The 30-day agreement is the clearest part of this situation

He made a specific, time-limited offer with specific conditions attached. Four months later neither the timeline nor the conditions have been honored. His stepdaughter and her boyfriend have jobs and income. The money isn’t going toward household expenses or savings. It’s going toward a baby shower while he sells plasma and burns PTO to cover rent. The arrangement that was supposed to be temporary has become permanent by default, and his wife’s position has shifted from agreeing they’d leave before the baby to threatening to leave if he asks them to contribute $150 a week.

The fact that his wife originally agreed to the terms and has since reversed that position under emotional pressure is the core of what makes this situation difficult to resolve through conversation alone. He’s not dealing with a disagreement about what’s fair. He’s dealing with a partner who uses the threat of leaving as a response to reasonable financial requests.

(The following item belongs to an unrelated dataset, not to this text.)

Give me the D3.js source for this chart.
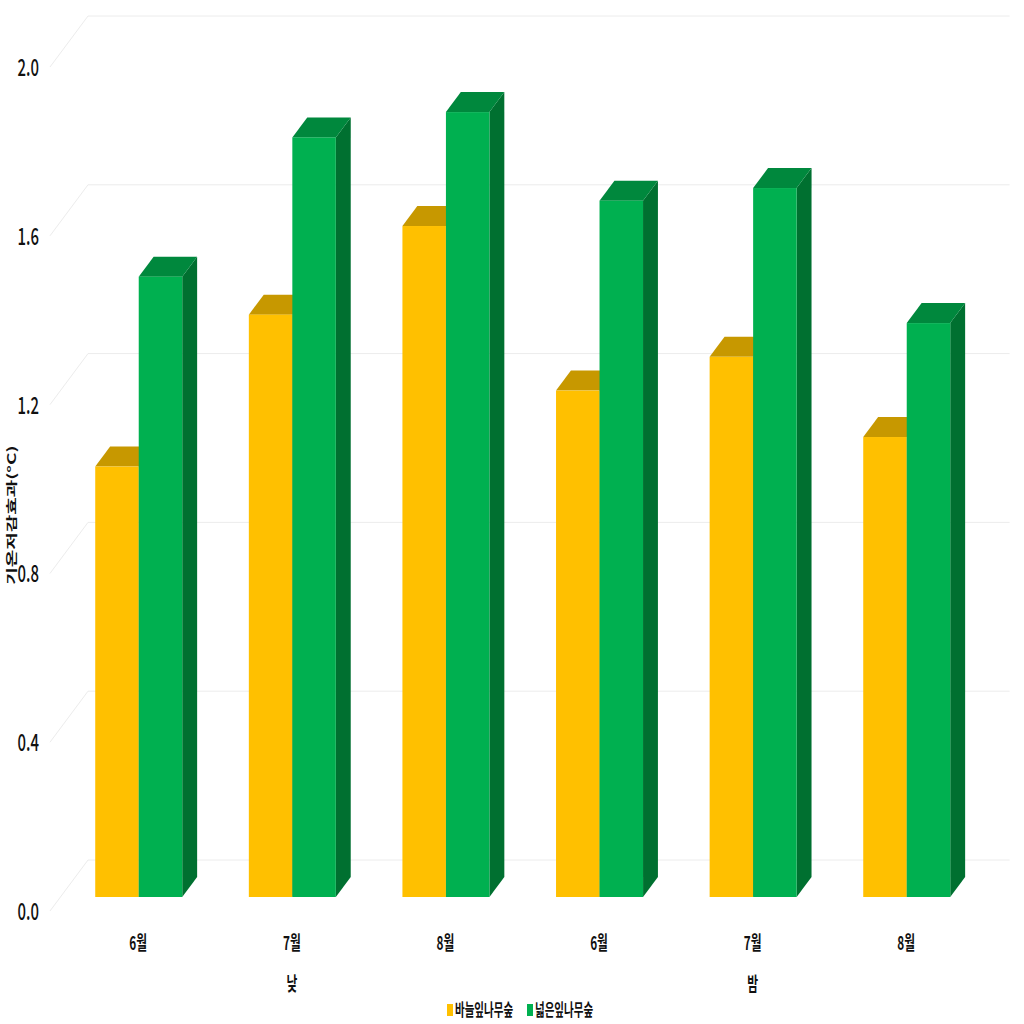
<!DOCTYPE html>
<html><head><meta charset="utf-8">
<script src="https://cdn.jsdelivr.net/npm/d3@7"></script>
<style>
html,body{margin:0;padding:0;background:#fff;}
text{font-family:"Noto Sans CJK KR","Noto Sans",sans-serif;fill:#111;}
</style></head>
<body><svg id="c" width="1024" height="1024"></svg>
<script>
const categories = ["6월","7월","8월","6월","7월","8월"];
const groups = ["낮","밤"];
const groupSpan = [[0,2],[3,5]];
const seriesNames = ["바늘잎나무숲","넓은잎나무숲"];
const needleleaf = [1.02,1.38,1.59,1.20,1.28,1.09];
const broadleaf = [1.47,1.80,1.86,1.65,1.68,1.36];
const yTicks = [0,0.4,0.8,1.2,1.6,2.0];
const yTickLabels = ["0.0","0.4","0.8","1.2","1.6","2.0"];
const colors = {
  front:["#FFC000","#00B050"],
  top:["#C79800","#00883D"],
  side:["#A57E00","#007030"]
};

const svg = d3.select("#c");
const SX = 0.62;
const DX = 38, DY = -51;           // full depth offset
const dF = 14/51, dB = 34/51;      // bar front/back depth fractions

const y = d3.scaleLinear().domain([0,2]).range([911,67]);
const x = d3.scaleBand().domain(d3.range(categories.length)).range([50,971.6]);
const barW = 43.5;
const xs = d3.scaleBand().domain([0,1]).range([x.bandwidth()/2+1.5-barW, x.bandwidth()/2+1.5+barW]);

// back wall gridlines + diagonals
const g = svg.append("g");
yTicks.forEach(t=>{
  g.append("line").attr("x1",x.range()[0]+DX).attr("x2",x.range()[1]+DX)
    .attr("y1",y(t)+DY).attr("y2",y(t)+DY).attr("stroke","#ececec").attr("stroke-width",1);
  g.append("line").attr("x1",x.range()[0]).attr("x2",x.range()[0]+DX)
    .attr("y1",y(t)).attr("y2",y(t)+DY).attr("stroke","#ececec").attr("stroke-width",1);
});

// y tick labels
yTicks.forEach((t,i)=>{
  svg.append("text").attr("transform",`translate(39,${y(t)+9}) scale(${SX},1)`)
    .attr("text-anchor","end").attr("font-size",24).attr("font-weight",500).text(yTickLabels[i]);
});

// axis title
svg.append("text").attr("transform",`translate(16,515) rotate(-90) scale(1,${SX})`)
  .attr("text-anchor","middle").attr("font-size",19).attr("font-weight",700).text("기온저감효과(°C)");

// bars
const series = [needleleaf, broadleaf];
const ddx = (dB-dF)*DX, ddy = (dB-dF)*DY;
categories.forEach((c,i)=>{
  series.forEach((vals,s)=>{
    const v = vals[i];
    const x0 = x(i)+xs(s)+dF*DX, x1 = x0+xs.bandwidth();
    const yt = y(v)+dF*DY, yb = y(0)+dF*DY;
    const bg = svg.append("g");
    bg.append("polygon").attr("points",[[x1,yt],[x1+ddx,yt+ddy],[x1+ddx,yb+ddy],[x1,yb]].map(p=>p.join(",")).join(" "))
      .attr("fill",colors.side[s]);
    bg.append("polygon").attr("points",[[x0,yt],[x1,yt],[x1+ddx,yt+ddy],[x0+ddx,yt+ddy]].map(p=>p.join(",")).join(" "))
      .attr("fill",colors.top[s]);
    bg.append("rect").attr("x",x0).attr("y",yt).attr("width",x1-x0).attr("height",yb-yt)
      .attr("fill",colors.front[s]);
  });
});

// category labels
const cx = i => x(i)+x.bandwidth()/2+1+dF*DX;
categories.forEach((c,i)=>{
  svg.append("text").attr("transform",`translate(${cx(i)},950) scale(${SX},1)`)
    .attr("text-anchor","middle").attr("font-size",19).attr("font-weight",700).text(c);
});
groups.forEach((gname,k)=>{
  const m = (cx(groupSpan[k][0])+cx(groupSpan[k][1]))/2;
  svg.append("text").attr("transform",`translate(${m},991) scale(${SX},1)`)
    .attr("text-anchor","middle").attr("font-size",19).attr("font-weight",700).text(gname);
});

// legend
const legX = [447, 527];
seriesNames.forEach((n,s)=>{
  svg.append("rect").attr("x",legX[s]).attr("y",1004).attr("width",6).attr("height",12).attr("fill",colors.front[s]);
  svg.append("text").attr("transform",`translate(${legX[s]+8},1016) scale(${SX},1)`)
    .attr("font-size",17).attr("font-weight",700).text(n);
});
</script></body></html>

$150 a week per adult is not an unreasonable ask

Four adults living in a household where one person is using PTO and selling plasma to cover rent while two of the other adults bring in $1,000 a week between them is a financial arrangement that doesn’t hold up under any standard of fairness. His proposal of $150 a week per adult toward shared household costs is modest by most measures. It’s also exactly the kind of structural contribution that would allow the household to function without him absorbing costs he can’t cover.

His wife’s rejection of the proposal and the immediate escalation to threatening to leave suggests the objection isn’t really about the amount. It’s about whether her daughter and her daughter’s boyfriend are expected to operate under any financial expectations at all while living in someone else’s home.

The baby arriving changes the practical timeline

His wife’s new position, that she’s not kicking out her daughter and a newborn, is emotionally understandable and practically difficult to argue against in the moment. It’s also a position that, left unaddressed, converts what was supposed to be a 30-day stay into an indefinite arrangement with no exit date and no financial contribution from the people who have income.

The baby’s arrival doesn’t eliminate the financial reality he’s managing. It adds to it. A newborn in the household means additional costs, additional noise, additional space requirements, and an even more emotionally charged environment in which to have a conversation about who pays for what. Having that conversation now, before August, with specific numbers and a specific timeline for when the couple moves out, gives everyone more time to prepare than waiting until the baby is home.

His wife’s threat deserves a direct response

Threatening to move out in response to a request for $150 a week from household members who earn $1,000 a week is a negotiating position, not a plan. She has acknowledged, implicitly, that she can’t support herself without his income. The threat functions as a way to end the conversation rather than engage with the substance of it. Taking it seriously as a real possibility while also not abandoning a reasonable financial position is the difficult middle ground he’s navigating.

He’s not asking his stepdaughter and her boyfriend to leave. He’s asking them to contribute to a household he’s struggling to afford on their behalf. Those are very different requests, and the one he’s actually making is the more reasonable of the two.